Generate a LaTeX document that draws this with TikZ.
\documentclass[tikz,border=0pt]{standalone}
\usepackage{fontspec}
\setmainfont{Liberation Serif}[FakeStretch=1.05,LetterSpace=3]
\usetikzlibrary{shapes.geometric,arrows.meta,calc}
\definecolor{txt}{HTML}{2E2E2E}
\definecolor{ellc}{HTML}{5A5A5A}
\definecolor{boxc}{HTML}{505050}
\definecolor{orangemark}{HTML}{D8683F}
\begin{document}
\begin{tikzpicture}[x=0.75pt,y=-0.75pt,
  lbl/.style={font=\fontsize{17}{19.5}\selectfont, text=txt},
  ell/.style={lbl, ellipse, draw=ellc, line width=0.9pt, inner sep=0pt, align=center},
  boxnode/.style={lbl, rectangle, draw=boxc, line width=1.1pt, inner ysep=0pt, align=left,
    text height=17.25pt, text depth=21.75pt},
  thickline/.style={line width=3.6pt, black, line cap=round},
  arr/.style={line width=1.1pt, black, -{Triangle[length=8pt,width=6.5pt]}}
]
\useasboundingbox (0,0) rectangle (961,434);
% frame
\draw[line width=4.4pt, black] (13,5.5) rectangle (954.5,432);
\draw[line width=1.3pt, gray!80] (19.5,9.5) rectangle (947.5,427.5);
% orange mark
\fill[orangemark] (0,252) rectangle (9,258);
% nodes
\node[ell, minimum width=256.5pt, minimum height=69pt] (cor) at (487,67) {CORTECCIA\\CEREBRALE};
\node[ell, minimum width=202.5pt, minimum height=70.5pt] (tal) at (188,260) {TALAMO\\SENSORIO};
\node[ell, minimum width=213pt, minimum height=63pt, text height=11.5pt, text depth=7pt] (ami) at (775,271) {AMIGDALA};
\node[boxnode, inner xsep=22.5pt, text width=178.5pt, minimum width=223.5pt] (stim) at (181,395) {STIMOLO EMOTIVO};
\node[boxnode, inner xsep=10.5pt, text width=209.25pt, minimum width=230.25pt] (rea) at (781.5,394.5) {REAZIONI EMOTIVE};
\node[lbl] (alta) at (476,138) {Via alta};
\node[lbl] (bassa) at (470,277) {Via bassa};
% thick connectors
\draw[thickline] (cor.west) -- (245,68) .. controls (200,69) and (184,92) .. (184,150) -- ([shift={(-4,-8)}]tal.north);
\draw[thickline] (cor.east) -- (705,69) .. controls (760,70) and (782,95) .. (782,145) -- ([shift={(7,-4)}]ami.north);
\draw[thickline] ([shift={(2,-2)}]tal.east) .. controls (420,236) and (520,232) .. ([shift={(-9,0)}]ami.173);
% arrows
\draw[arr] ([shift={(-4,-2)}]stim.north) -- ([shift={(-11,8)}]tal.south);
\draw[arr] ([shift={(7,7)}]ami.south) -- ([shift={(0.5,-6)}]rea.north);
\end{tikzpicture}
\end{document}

**********

» **Goal**
Recopy the whole listing exactly.

» **Exercise solution**
Generate a LaTeX document that draws this with TikZ.
\documentclass[tikz,border=0pt]{standalone}
\usepackage{fontspec}
\setmainfont{Liberation Serif}[FakeStretch=1.05,LetterSpace=3]
\usetikzlibrary{shapes.geometric,arrows.meta,calc}
\definecolor{txt}{HTML}{2E2E2E}
\definecolor{ellc}{HTML}{5A5A5A}
\definecolor{boxc}{HTML}{505050}
\definecolor{orangemark}{HTML}{D8683F}
\begin{document}
\begin{tikzpicture}[x=0.75pt,y=-0.75pt,
  lbl/.style={font=\fontsize{17}{19.5}\selectfont, text=txt},
  ell/.style={lbl, ellipse, draw=ellc, line width=0.9pt, inner sep=0pt, align=center},
  boxnode/.style={lbl, rectangle, draw=boxc, line width=1.1pt, inner ysep=0pt, align=left,
    text height=17.25pt, text depth=21.75pt},
  thickline/.style={line width=3.6pt, black, line cap=round},
  arr/.style={line width=1.1pt, black, -{Triangle[length=8pt,width=6.5pt]}}
]
\useasboundingbox (0,0) rectangle (961,434);
% frame
\draw[line width=4.4pt, black] (13,5.5) rectangle (954.5,432);
\draw[line width=1.3pt, gray!80] (19.5,9.5) rectangle (947.5,427.5);
% orange mark
\fill[orangemark] (0,252) rectangle (9,258);
% nodes
\node[ell, minimum width=256.5pt, minimum height=69pt] (cor) at (487,67) {CORTECCIA\\CEREBRALE};
\node[ell, minimum width=202.5pt, minimum height=70.5pt] (tal) at (188,260) {TALAMO\\SENSORIO};
\node[ell, minimum width=213pt, minimum height=63pt, text height=11.5pt, text depth=7pt] (ami) at (775,271) {AMIGDALA};
\node[boxnode, inner xsep=22.5pt, text width=178.5pt, minimum width=223.5pt] (stim) at (181,395) {STIMOLO EMOTIVO};
\node[boxnode, inner xsep=10.5pt, text width=209.25pt, minimum width=230.25pt] (rea) at (781.5,394.5) {REAZIONI EMOTIVE};
\node[lbl] (alta) at (476,138) {Via alta};
\node[lbl] (bassa) at (470,277) {Via bassa};
% thick connectors
\draw[thickline] (cor.west) -- (245,68) .. controls (200,69) and (184,92) .. (184,150) -- ([shift={(-4,-8)}]tal.north);
\draw[thickline] (cor.east) -- (705,69) .. controls (760,70) and (782,95) .. (782,145) -- ([shift={(7,-4)}]ami.north);
\draw[thickline] ([shift={(2,-2)}]tal.east) .. controls (420,236) and (520,232) .. ([shift={(-9,0)}]ami.173);
% arrows
\draw[arr] ([shift={(-4,-2)}]stim.north) -- ([shift={(-11,8)}]tal.south);
\draw[arr] ([shift={(7,7)}]ami.south) -- ([shift={(0.5,-6)}]rea.north);
\end{tikzpicture}
\end{document}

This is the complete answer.